By August the prospect of being overtaken by St Kilda or Melbourne had sharpened the focus, and the writing must have been on the wall for a number of senior players. The list had served its purpose and now it was time to move on. It was just a question of who, and how.
The who, in the short term, is four of North Melbourne’s five oldest players – all out of contract at season’s end. The pithy if perhaps reductive question to ask at times like this is: “Will any of these players feature in North’s next premiership?” The answer has to be a resounding “no”. As painful as it is to confront, that reality bites every player at every club at some point. Even Harvey, a performer as close to Peter Pan as the AFL has ever seen.
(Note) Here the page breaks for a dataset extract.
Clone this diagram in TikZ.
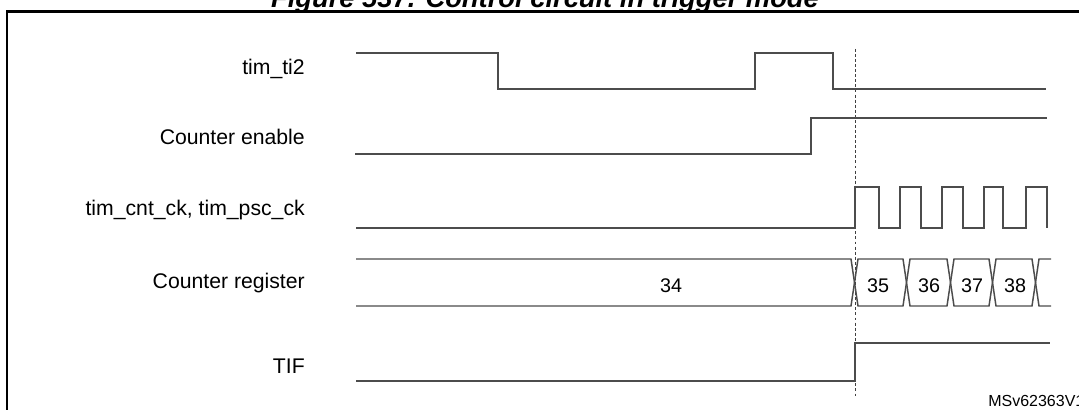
\documentclass[tikz,border=0pt]{standalone}
\usepackage{fontspec}
\setmainfont{Liberation Sans}
\begin{document}
\begin{tikzpicture}[x=0.75pt,y=-0.75pt,
  wave/.style={draw=black!70, line width=1.1pt, line join=miter},
  frameline/.style={draw=black, line width=1.6pt},
  lbl/.style={anchor=base east, inner sep=0pt, font=\fontsize{15.9pt}{18pt}\selectfont},
  val/.style={anchor=base, inner sep=0pt, font=\fontsize{14.8pt}{17pt}\selectfont},
  marker/.style={draw=black!75, line width=0.6pt, dash pattern=on 2.2pt off 1.6pt}]
\useasboundingbox (0,0) rectangle (1079,410);
\fill[white] (0,0) rectangle (1079,410);
% title (cut by the page top)
\node[anchor=base, inner sep=0pt, font=\fontsize{20.5pt}{24pt}\selectfont\bfseries\itshape] (title) at (545,8) {Figure 537. Control circuit in trigger mode};
% frame
\draw[frameline] (7,420) -- (7,11.5) -- (1090,11.5);
% labels
\node[lbl] (lti) at (305,75) {tim\_ti2};
\node[lbl] (lce) at (305,144) {Counter enable};
\node[lbl] (lck) at (305,215) {tim\_cnt\_ck, tim\_psc\_ck};
\node[lbl] (lcr) at (305,288) {Counter register};
\node[lbl] (ltif) at (305,373) {TIF};
% trigger marker
\coordinate (mtop) at (855,49);
\coordinate (mbot) at (855,397);
\draw[marker] (mtop) -- (mbot);
% tim_ti2
\draw[wave] (356,53) -- (498,53) -- (498,89) -- (755,89) -- (755,53) -- (833,53) -- (833,89) -- (1046,89);
% counter enable
\draw[wave] (355,154) -- (811,154) -- (811,118) -- (1047,118);
% clock
\draw[wave] (356,228) -- (855,228) -- (855,187) -- (879,187) -- (879,228) -- (900,228) -- (900,187)
  -- (921,187) -- (921,228) -- (942,228) -- (942,187) -- (963,187) -- (963,228) -- (984,228)
  -- (984,187) -- (1003,187) -- (1003,228) -- (1026,228) -- (1026,187) -- (1047,187) -- (1047,228);
% counter register bus
\def\bt{259}\def\bb{306}\def\h{3.5}
\draw[wave] (356,\bt) -- (854.5-\h,\bt) -- (854.5+\h,\bb) -- (906.5-\h,\bb) -- (906.5+\h,\bt) -- (950.5-\h,\bt) -- (950.5+\h,\bb) -- (992.5-\h,\bb) -- (992.5+\h,\bt) -- (1035.5-\h,\bt) -- (1035.5+\h,\bb) -- (1051,\bb);
\draw[wave] (356,\bb) -- (854.5-\h,\bb) -- (854.5+\h,\bt) -- (906.5-\h,\bt) -- (906.5+\h,\bb) -- (950.5-\h,\bb) -- (950.5+\h,\bt) -- (992.5-\h,\bt) -- (992.5+\h,\bb) -- (1035.5-\h,\bb) -- (1035.5+\h,\bt) -- (1051,\bt);
\node[val] (v34) at (671,292) {34};
\node[val] (v35) at (878,292) {35};
\node[val] (v36) at (929,292) {36};
\node[val] (v37) at (972,292) {37};
\node[val] (v38) at (1015,292) {38};
% TIF
\draw[wave] (356,381) -- (855,381) -- (855,343) -- (1050,343);
% reference code
\node[anchor=base west, inner sep=0pt, font=\fontsize{12pt}{14pt}\selectfont] (code) at (988,406) {MSv62363V1};
\end{tikzpicture}
\end{document}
The “how” didn’t go according to plan. An unexpected press release on a Wednesday morning before the final home and away round of the season, followed by a hastily convened press conference with Brad Scott seemed deeply unsatisfactory for the haemorrhaging of over 1300 games of experience. If Swan had his sellout one-man show on Broadway, Harvey, Dal Santo, Petrie and Firrito weren’t even busking in Bourke Street Mall.
But as Shane Casley, the manager of both Petrie and Harvey, made clear in radio interviews on Thursday, the timing of the decision privately, as well as its public execution, was a consequence of players pushing for clarity over their futures. The club’s preference was to hold on until the end of the season. “I don’t know what else the club could do,” Casley told SEN.
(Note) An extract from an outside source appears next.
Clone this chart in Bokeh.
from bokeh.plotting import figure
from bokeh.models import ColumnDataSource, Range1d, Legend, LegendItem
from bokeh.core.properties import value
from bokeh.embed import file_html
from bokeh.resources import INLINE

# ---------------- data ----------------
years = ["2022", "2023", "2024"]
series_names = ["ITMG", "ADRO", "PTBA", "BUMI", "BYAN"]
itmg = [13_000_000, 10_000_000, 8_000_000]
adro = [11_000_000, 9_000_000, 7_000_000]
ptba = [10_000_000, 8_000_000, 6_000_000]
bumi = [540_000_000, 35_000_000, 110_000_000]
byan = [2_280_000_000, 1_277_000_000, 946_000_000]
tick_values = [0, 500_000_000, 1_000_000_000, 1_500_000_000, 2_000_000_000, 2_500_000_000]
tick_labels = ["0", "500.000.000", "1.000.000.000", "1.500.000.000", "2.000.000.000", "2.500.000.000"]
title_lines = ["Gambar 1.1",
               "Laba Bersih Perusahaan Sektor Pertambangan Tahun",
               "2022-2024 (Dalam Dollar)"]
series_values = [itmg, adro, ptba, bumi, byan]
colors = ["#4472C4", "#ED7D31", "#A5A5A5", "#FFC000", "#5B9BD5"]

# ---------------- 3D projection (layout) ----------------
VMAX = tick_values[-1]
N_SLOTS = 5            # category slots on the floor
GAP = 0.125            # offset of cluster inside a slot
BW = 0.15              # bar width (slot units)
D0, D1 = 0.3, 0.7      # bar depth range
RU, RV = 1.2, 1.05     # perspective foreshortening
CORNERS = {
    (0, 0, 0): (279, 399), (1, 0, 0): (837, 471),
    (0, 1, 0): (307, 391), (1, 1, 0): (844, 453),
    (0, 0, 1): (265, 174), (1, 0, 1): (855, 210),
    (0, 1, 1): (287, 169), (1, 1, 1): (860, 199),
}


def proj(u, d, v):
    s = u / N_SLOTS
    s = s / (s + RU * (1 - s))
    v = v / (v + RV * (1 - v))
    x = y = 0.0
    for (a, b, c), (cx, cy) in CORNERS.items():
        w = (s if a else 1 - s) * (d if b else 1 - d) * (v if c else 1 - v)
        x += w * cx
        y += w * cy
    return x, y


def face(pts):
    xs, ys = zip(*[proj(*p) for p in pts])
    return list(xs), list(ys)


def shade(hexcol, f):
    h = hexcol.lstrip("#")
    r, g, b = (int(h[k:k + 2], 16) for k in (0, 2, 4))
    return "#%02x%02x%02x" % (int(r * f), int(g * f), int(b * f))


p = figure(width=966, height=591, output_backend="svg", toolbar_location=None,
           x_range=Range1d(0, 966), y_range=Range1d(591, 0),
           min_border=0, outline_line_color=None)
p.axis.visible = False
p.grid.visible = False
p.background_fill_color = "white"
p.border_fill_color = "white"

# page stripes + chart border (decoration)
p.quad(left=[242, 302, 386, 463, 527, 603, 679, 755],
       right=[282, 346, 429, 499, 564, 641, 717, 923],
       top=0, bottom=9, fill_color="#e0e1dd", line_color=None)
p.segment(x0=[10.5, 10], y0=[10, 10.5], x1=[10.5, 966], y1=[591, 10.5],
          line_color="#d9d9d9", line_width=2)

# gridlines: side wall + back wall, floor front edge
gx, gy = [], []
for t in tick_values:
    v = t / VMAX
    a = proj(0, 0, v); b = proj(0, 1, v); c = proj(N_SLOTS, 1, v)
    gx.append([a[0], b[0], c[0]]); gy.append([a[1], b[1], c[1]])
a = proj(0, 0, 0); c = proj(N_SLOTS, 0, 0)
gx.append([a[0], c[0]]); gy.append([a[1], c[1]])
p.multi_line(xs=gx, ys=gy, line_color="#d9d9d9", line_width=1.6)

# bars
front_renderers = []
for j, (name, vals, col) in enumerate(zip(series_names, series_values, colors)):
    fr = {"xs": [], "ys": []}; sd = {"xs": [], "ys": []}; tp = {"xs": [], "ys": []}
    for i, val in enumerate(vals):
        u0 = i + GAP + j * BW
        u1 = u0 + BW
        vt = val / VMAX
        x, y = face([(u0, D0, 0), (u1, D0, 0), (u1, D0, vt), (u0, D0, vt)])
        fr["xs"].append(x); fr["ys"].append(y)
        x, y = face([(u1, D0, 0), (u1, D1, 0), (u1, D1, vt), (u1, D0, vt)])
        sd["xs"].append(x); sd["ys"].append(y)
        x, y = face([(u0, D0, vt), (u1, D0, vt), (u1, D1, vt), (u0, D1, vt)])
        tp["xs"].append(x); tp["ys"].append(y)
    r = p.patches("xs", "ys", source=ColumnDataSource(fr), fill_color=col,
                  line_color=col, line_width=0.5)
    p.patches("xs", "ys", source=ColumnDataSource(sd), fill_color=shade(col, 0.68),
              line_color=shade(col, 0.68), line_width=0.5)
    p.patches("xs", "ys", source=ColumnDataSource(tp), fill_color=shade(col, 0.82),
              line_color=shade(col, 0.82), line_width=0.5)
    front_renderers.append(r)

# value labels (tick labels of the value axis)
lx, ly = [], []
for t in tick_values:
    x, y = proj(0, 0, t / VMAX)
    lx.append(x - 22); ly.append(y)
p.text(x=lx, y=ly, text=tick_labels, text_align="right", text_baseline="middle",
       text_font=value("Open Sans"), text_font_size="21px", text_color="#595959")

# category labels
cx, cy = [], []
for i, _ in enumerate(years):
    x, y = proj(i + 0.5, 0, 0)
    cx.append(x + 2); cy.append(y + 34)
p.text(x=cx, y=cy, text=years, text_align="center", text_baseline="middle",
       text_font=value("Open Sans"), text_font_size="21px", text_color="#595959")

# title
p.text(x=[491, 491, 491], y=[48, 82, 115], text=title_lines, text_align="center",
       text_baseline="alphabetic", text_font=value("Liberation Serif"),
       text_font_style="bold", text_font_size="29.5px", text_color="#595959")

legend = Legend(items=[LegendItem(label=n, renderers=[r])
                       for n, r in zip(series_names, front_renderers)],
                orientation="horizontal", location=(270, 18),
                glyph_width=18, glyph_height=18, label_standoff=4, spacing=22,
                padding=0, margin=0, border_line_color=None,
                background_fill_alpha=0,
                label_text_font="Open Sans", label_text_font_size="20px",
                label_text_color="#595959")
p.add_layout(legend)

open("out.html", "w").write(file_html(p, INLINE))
So North had a choice: delay their decision until after the season and risk a finals campaign waylaid by player insecurity, or announce their decision in the week of round 23, to mass outrage, but affording their departing stars a farewell opportunity in front of their home fans and – this is debatable – perhaps engender a last hurrah spirit in the camp for one final flag push. Damned if they did, damned if they didn’t.
The path they’ve chosen seems from a distance to be in the long term interests of the club, and the short term interests of the players involved. Cold comfort for North fans mourning the departure of a club legend or three.
Photograph of the week
Penny for your thoughts, Eddie and Bucks...
Quote of the week
It’s sad that racism still exists in our game.
All manner of quotable lines were spoken this week on the subject of racism in Australia but those of Eddie Betts bear repeating: racism still exists in football.
Refreshingly, the response to the latest ugly incident was decisive, and Port Adelaide’s administrators deserve credit not only for their swift response but also for putting education and awareness at the heart of it.
Bits and bobs
In case you’d forgotten there’s some football taking place this weekend, some of it pretty important too. Like on Friday night at Adelaide Oval where the in-form Crows – minus Rory Sloane – take on the in-form Eagles, who are without Nic Naitanui. It’s a battle that will have a major bearing on the first week of the finals with Adelaide a chance to finish anywhere from first to fifth and West Coast still an outside chance to make the top four. It will be a major test for how each coach copes without arguably his most important player.
The other top four contenders all face home matches against opponents they’re expected to beat, but all have their challenges. Geelong can’t underestimate a Melbourne side that recently thrashed Hawthorn, Sydney have a score to settle with Richmond, while the Hawks host Collingwood off the back of a chastening defeat last week in Perth.
The remaining all-top-eight clash between North Melbourne and GWS took on even greater significance this week. We’re in for three hours of pop psychology on Saturday night as the performance of the Kangaroos will, for a weekend at least, provide an answer as to the merits of a tempestuous week at Arden Street. The full impact of those decisions won’t be known for years of course, but that won’t stop forensic analysis of the banner message, Boomer’s body language, or the crowd’s response to a Brad Scott close-up on the Etihad Stadium big screen.